Crescer não é tão bom como nos parecia. Tenho saudade de não ter preocupações para além dos cromos da caderneta. Agora vivemos para os livros, decoramos o que lá vem e ficamos automatizados para isso. Tenho saudades de ser pequeno. De me pegarem ao colo, de andar às cavalitas, dos abraços nos joelhos do meu pai ou dos beijos da minha mãe. De ir para a escola ter com os meus amigos. Jogar futebol todos os intervalos sem me preocupar com os joelhos esfolados ou com as reprimendas dos pais. Saudades de ser ingénuo e desconfiado, tudo ao mesmo tempo. Ai, as saudades das brincadeiras… Ninguém era excluído. Ninguém era julgado pela marca dos sapatos. Podemos voltar ao início?

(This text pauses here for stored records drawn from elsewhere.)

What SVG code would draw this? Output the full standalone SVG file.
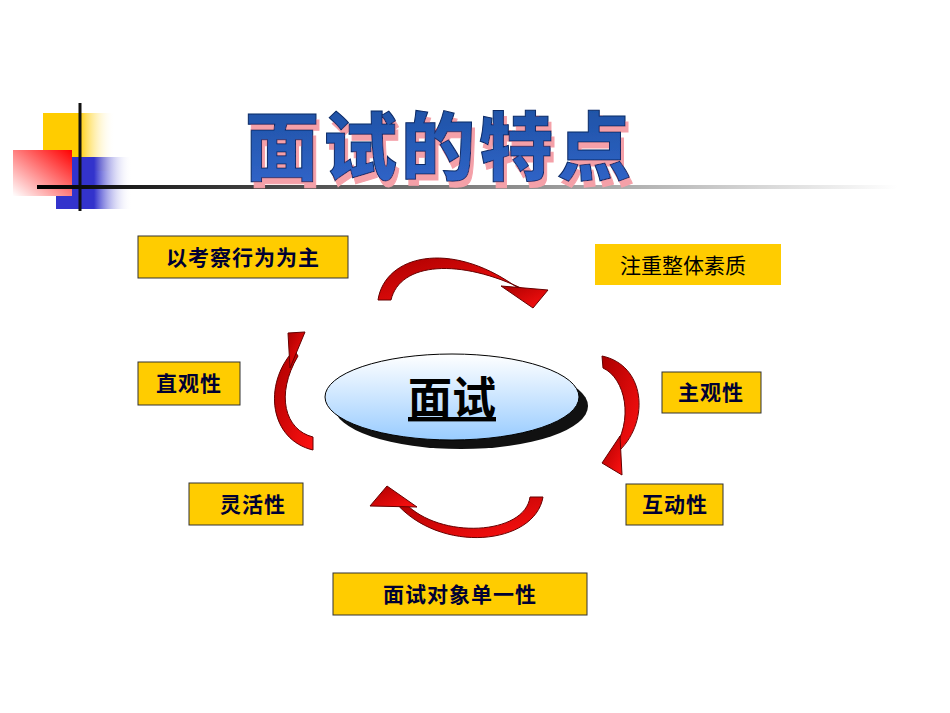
<svg xmlns="http://www.w3.org/2000/svg" width="950" height="713" viewBox="0 0 950 713">
<style>
.box{fill:#FFCC00;stroke:#333;stroke-width:1}
.lbl{font-family:"Noto Sans CJK SC",sans-serif;font-size:21px;font-weight:bold;fill:#000033;text-anchor:middle;letter-spacing:1px}
.arr{fill:url(#rg);stroke:#660000;stroke-width:1}
</style>
<defs>
<linearGradient id="yg" x1="0" x2="1"><stop offset="0" stop-color="#FFCC00"/><stop offset="0.5" stop-color="#FFCC00"/><stop offset="1" stop-color="#fff" stop-opacity="0"/></linearGradient>
<linearGradient id="redg" x1="1" y1="0" x2="0" y2="1"><stop offset="0" stop-color="#ff0000"/><stop offset="1" stop-color="#fff"/></linearGradient>
<linearGradient id="bg" x1="0" x2="1"><stop offset="0" stop-color="#3333cc"/><stop offset="0.5" stop-color="#3333cc"/><stop offset="1" stop-color="#fff" stop-opacity="0"/></linearGradient>
<linearGradient id="lg" x1="0" x2="1"><stop offset="0" stop-color="#000"/><stop offset="1" stop-color="#fff"/></linearGradient>
<linearGradient id="rg" x1="0" y1="0" x2="1" y2="1"><stop offset="0" stop-color="#aa0000"/><stop offset="1" stop-color="#ff1111"/></linearGradient>
<linearGradient id="eg" x1="0" y1="0" x2="0" y2="1"><stop offset="0" stop-color="#fff"/><stop offset="1" stop-color="#99ccff"/></linearGradient>
<linearGradient id="tg" x1="0" y1="0" x2="0" y2="1"><stop offset="0" stop-color="#1a4f9e"/><stop offset="1" stop-color="#3366cc"/></linearGradient>
<filter id="sh" x="-10%" y="-20%" width="120%" height="150%"><feOffset in="SourceAlpha" dx="3" dy="6" result="o"/><feFlood flood-color="#f4a0a8"/><feComposite in2="o" operator="in" result="s"/><feMerge><feMergeNode in="s"/><feMergeNode in="SourceGraphic"/></feMerge></filter>
</defs>
<g id="decor">
<rect x="43" y="113" width="72" height="58" fill="url(#yg)"/>
<rect x="56" y="157" width="76" height="52" fill="url(#bg)"/>
<rect x="13" y="150" width="59" height="46" fill="url(#redg)"/>
<line x1="80" y1="103" x2="80" y2="211" stroke="#111" stroke-width="3"/>
<rect x="37" y="185" width="860" height="4" fill="url(#lg)"/>
</g>
<g id="title">
<text x="440" y="174" filter="url(#sh)" font-family="Noto Sans CJK SC,sans-serif" font-size="74" font-weight="900" fill="url(#tg)" stroke="#0b2a66" stroke-width="1" text-anchor="middle" letter-spacing="4">面试的特点</text>
</g>
<g id="connectors">
<path class="arr" d="M378,300 C385,255 450,240 515,286 L525,290 C460,258 400,262 391,300 Z"/>
<polygon class="arr" points="501,286 548,290 533,308"/>
<path class="arr" d="M602,356 C645,365 650,420 620,450 L612,452 C635,420 625,378 603,368 Z"/>
<polygon class="arr" points="620,436 622,475 602,463"/>
<path class="arr" d="M313,450 C270,440 262,385 294,350 L298,356 C275,395 285,430 313,437 Z"/>
<polygon class="arr" points="288,333 305,332 290,368"/>
<path class="arr" d="M543,497 C535,545 440,555 395,502 L405,503 C440,540 525,535 530,497 Z"/>
<polygon class="arr" points="387,486 417,507 370,506"/>
</g>
<g id="center">
<ellipse cx="461" cy="406" rx="127" ry="43" fill="#111"/>
<ellipse cx="452" cy="397" rx="127" ry="43" fill="url(#eg)" stroke="#000" stroke-width="1"/>
<text x="452" y="414" font-family="Noto Sans CJK SC,sans-serif" font-size="44" font-weight="bold" text-anchor="middle" fill="#000" text-decoration="underline">面试</text>
</g>
<g id="n1"><rect class="box" x="138" y="236" width="210" height="42"/><text class="lbl" x="243" y="265">以考察行为为主</text></g>
<g id="n2"><rect x="595" y="244" width="186" height="41" fill="#FFCC00"/><text x="683" y="273" font-family="Noto Sans CJK SC,sans-serif" font-size="21" fill="#000" text-anchor="middle">注重整体素质</text></g>
<g id="n3"><rect class="box" x="138" y="362" width="102" height="43"/><text class="lbl" x="189" y="391">直观性</text></g>
<g id="n4"><rect class="box" x="662" y="372" width="99" height="41"/><text class="lbl" x="711" y="400">主观性</text></g>
<g id="n5"><rect class="box" x="189" y="483" width="114" height="42"/><text class="lbl" x="253" y="512">灵活性</text></g>
<g id="n6"><rect class="box" x="626" y="484" width="97" height="41"/><text class="lbl" x="675" y="512">互动性</text></g>
<g id="n7"><rect class="box" x="333" y="573" width="254" height="42"/><text class="lbl" x="460" y="602">面试对象单一性</text></g>
</svg>
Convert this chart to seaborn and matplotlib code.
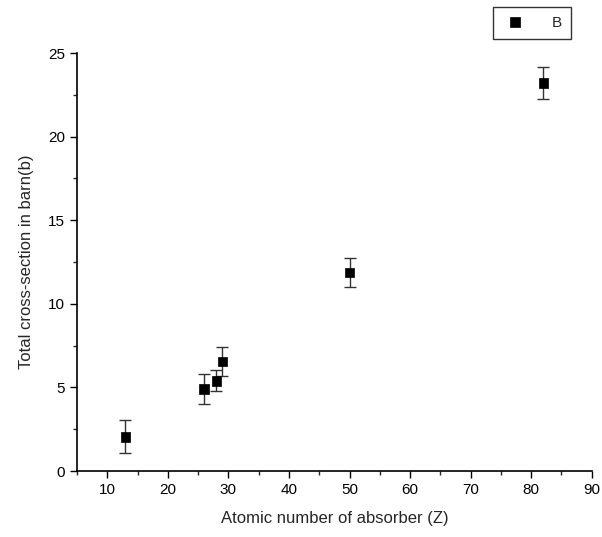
import matplotlib
matplotlib.use("Agg")
import matplotlib.pyplot as plt
import seaborn as sns
import pandas as pd
import numpy as np

Z = [13, 26, 28, 29, 50, 82]
sigma = [2.05, 4.9, 5.4, 6.54, 11.87, 23.2]
err = [1.0, 0.88, 0.63, 0.88, 0.87, 0.95]

sns.set_style("ticks")
plt.rcParams['font.family'] = ['Liberation Sans', 'DejaVu Sans']

df = pd.DataFrame({"Z": Z, "sigma": sigma, "err": err, "series": "B"})

fig = plt.figure(figsize=(6.02, 5.37), dpi=100)
ax = fig.add_axes([0.128, 0.1229, 0.855, 0.7784])

ax.errorbar(df["Z"], df["sigma"], yerr=df["err"], fmt="none", ecolor="#333333",
            elinewidth=1.0, capsize=4.5, capthick=1.0, zorder=2)
sns.scatterplot(data=df, x="Z", y="sigma", hue="series", palette=["black"],
                marker="s", s=48, edgecolor="black", linewidth=0.5, ax=ax, zorder=3)

ax.set_xlim(5, 90)
ax.set_ylim(0, 25)
ax.set_xticks(np.arange(10, 91, 10))
ax.set_xticks(np.arange(5, 91, 5), minor=True)
ax.set_yticks(np.arange(0, 26, 5))
ax.set_yticks(np.arange(0, 25.1, 2.5), minor=True)
ax.tick_params(axis="both", which="major", direction="out", length=5, width=1,
               labelsize=11, colors="black")
ax.tick_params(axis="both", which="minor", direction="out", length=3, width=1)
for s in ["top", "right"]:
    ax.spines[s].set_visible(False)
for s in ["left", "bottom"]:
    ax.spines[s].set_linewidth(1.2)
    ax.spines[s].set_color("black")

ax.set_xlabel("Atomic number of absorber (Z)", fontsize=12, labelpad=10)
ax.set_ylabel("Total cross-section in barn(b)", fontsize=12, labelpad=10)

handles, labels = ax.get_legend_handles_labels()
leg = ax.legend(handles, labels, loc="upper right", bbox_to_anchor=(0.959, 1.11),
                frameon=True, fancybox=False, edgecolor="black", fontsize=11,
                handletextpad=1.6, borderpad=0.6, borderaxespad=0.0,
                handlelength=1.6, markerscale=1.0)
leg.get_frame().set_linewidth(1.0)

fig.savefig("out.png", dpi=100)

Ao tempo em que eramos felizes? Ao tempo em que tínhamos todos de quem gostávamos ao nosso lado? A morte não era mais que uma história assustadora e distante, daquelas que só aparecem nos livros. Quando olhavam para nós com aquele brilho nos olhos que só se tem por quem nos é querido… Eramos felizes sem o sabermos. Tristezas só para amanhã, quando crescêssemos. Prometo a mim próprio que não deixarei essa parte de mim desaparecer. Guardo a honestidade de uma criança. Guardo o sorriso, na altura desdentado, da infância. E guardo também as cicatrizes dessas aventuras, memórias que nunca se vão apagar.